To know how GIS works one needs to know how the below tools work.
When you learn these 7 geoprocessing tools, you develop a good baseline of GIS skills. On top of that, you are one step closer to becoming a GIS guru.
But in reality, there are thousands of geoprocessing tools, but it’s a good place to start.
BUFFER TOOL
Buffers are proximity functions. it creates a polygon at a set distance surrounding the features. The buffer tool can have fixed and variable distances. Also, they can be set to geodesic which accounts for the curvature of the Earth.
CLIP TOOL
The clip tool is an overlay function that cuts out an input layer with the extent of a defined feature boundary. The result of this tool is a new clipped output layer. To clip data, you need points, lines, or polygons as input and a polygon as the clipping extent.
MERGE TOOL
The merge Geoprocessing tool combines data sets that are the same data type (points, lines or polygons). When you run the merge tool, the resulting data will be merged into one. For merging, data sets have to be the same type. For example, you can’t merge points and polygons into one data set.
DISSOLVE TOOL
The Dissolve Tool unifies boundaries based on common attribute values.

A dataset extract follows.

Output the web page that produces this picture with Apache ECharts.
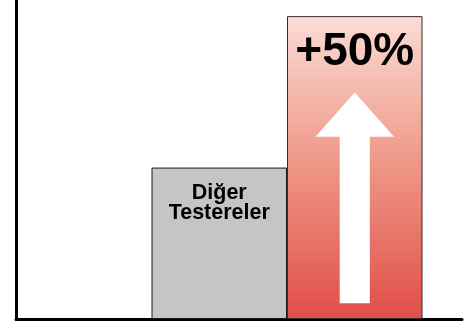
<!DOCTYPE html>
<html>
<head>
<meta charset="utf-8">
<script src="https://cdn.jsdelivr.net/npm/echarts@6/dist/echarts.min.js"></script>
<style>
  html, body { margin: 0; padding: 0; background: #fff; }
  #chart { width: 472px; height: 321px; }
</style>
</head>
<body>
<div id="chart"></div>
<script>
// Categories double as the text shown inside each bar
const categories = ['', 'Diğer\nTestereler', '+50%'];
const values = [null, 50, 100];
const yMax = 105;

const FONT = '"Liberation Sans", Arial, Helvetica, sans-serif';

// Per-bar appearance
const barStyles = [
  {},
  {
    itemStyle: { color: '#c5c5c5', borderColor: '#1a1a1a', borderWidth: 1 },
    label: { fontSize: 21.5, lineHeight: 20, distance: 16 }
  },
  {
    itemStyle: {
      color: new echarts.graphic.LinearGradient(0, 0, 0, 1, [
        { offset: 0, color: '#fbdcd4' },
        { offset: 0.5, color: '#ee9585' },
        { offset: 1, color: '#e14e49' }
      ]),
      borderColor: '#3a2a2a',
      borderWidth: 1
    },
    label: { fontSize: 46, lineHeight: 46, distance: 13 }
  }
];

const barData = values.map((v, i) => Object.assign({ value: v }, barStyles[i]));

// Upward arrow drawn inside the tallest bar, sized from the bar's own extent
function renderArrow(params, api) {
  const cat = api.value(0);
  const top = api.coord([cat, api.value(1)]);
  const base = api.coord([cat, 0]);
  const bandW = api.size([1, 0])[0];
  const h = base[1] - top[1];
  const cx = top[0];
  const tipY = top[1] + h * 0.252;
  const headY = top[1] + h * 0.398;
  const tailY = top[1] + h * 0.948;
  const headHalf = bandW * 0.29;
  const shaftHalf = bandW * 0.111;
  return {
    type: 'polygon',
    shape: {
      points: [
        [cx, tipY],
        [cx + headHalf, headY],
        [cx + shaftHalf, headY],
        [cx + shaftHalf, tailY],
        [cx - shaftHalf, tailY],
        [cx - shaftHalf, headY],
        [cx - headHalf, headY]
      ]
    },
    style: { fill: '#ffffff' }
  };
}

const chart = echarts.init(document.getElementById('chart'), null, { renderer: 'canvas' });
chart.setOption({
  animation: false,
  backgroundColor: '#ffffff',
  grid: [
    { left: 16, right: 49.5, top: 1, bottom: 2 },
    { left: 16, right: 10, top: 1, bottom: 2 }
  ],
  xAxis: [
    {
      type: 'category',
      gridIndex: 0,
      data: categories,
      axisLine: { show: false },
      axisTick: { show: false },
      axisLabel: { show: false }
    },
    {
      type: 'value',
      gridIndex: 1,
      min: 0,
      max: 1,
      axisLine: { show: true, lineStyle: { color: '#000', width: 3 } },
      axisTick: { show: false },
      axisLabel: { show: false },
      splitLine: { show: false }
    }
  ],
  yAxis: [
    {
      type: 'value',
      gridIndex: 0,
      min: 0,
      max: yMax,
      axisLine: { show: true, lineStyle: { color: '#000', width: 3, cap: 'square' } },
      axisTick: { show: false },
      axisLabel: { show: false },
      splitLine: { show: false }
    },
    {
      type: 'value',
      gridIndex: 1,
      show: false
    }
  ],
  series: [
    {
      type: 'bar',
      xAxisIndex: 0,
      yAxisIndex: 0,
      data: barData,
      barWidth: '100%',
      barGap: '0%',
      label: {
        show: true,
        position: 'insideTop',
        formatter: p => p.name,
        color: '#000',
        fontWeight: 'bold',
        fontFamily: FONT,
        align: 'center'
      },
      z: 2
    },
    {
      type: 'custom',
      xAxisIndex: 0,
      yAxisIndex: 0,
      renderItem: renderArrow,
      data: [[2, values[2]]],
      z: 3,
      silent: true
    }
  ]
});
</script>
</body>
</html>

In other words, dissolve merges neighbouring boundaries if the neighbours have the same attributes.
INTERSECT TOOL
The Intersect Tool is very similar to the clip tool because the extents of input features define the output. The only exception is that it preserves attributes from all the data sets that overlap each other in the output. The intersect tool performs a geometric overlap. The tool accepts different data types (points, lines, and polygons). When features overlap each other, they will be in the output. The intersect tool preserves the attribute values in both input layers.
UNION TOOL
Some say the Union tool should come with a bottle of antacid. The union tool gets a bad reputation because it creates a lot of features. The Union Tool maintains all input features boundaries and attributes in the output feature class. After running this geoprocessing tool, it does get a bit messy especially when there are more overlaps. But it’s not so bad. The Union tool spatially combines two data layers
ERASE TOOL
It’s always helped to erase things! The input layer is what will be erased. The erase feature determines what to erase. The Erase Tool removes features that overlap the erase features. This Geoprocessing tool maintains portions of input features falling outside the erase features extent. The result is a new feature with the erase feature extent removed.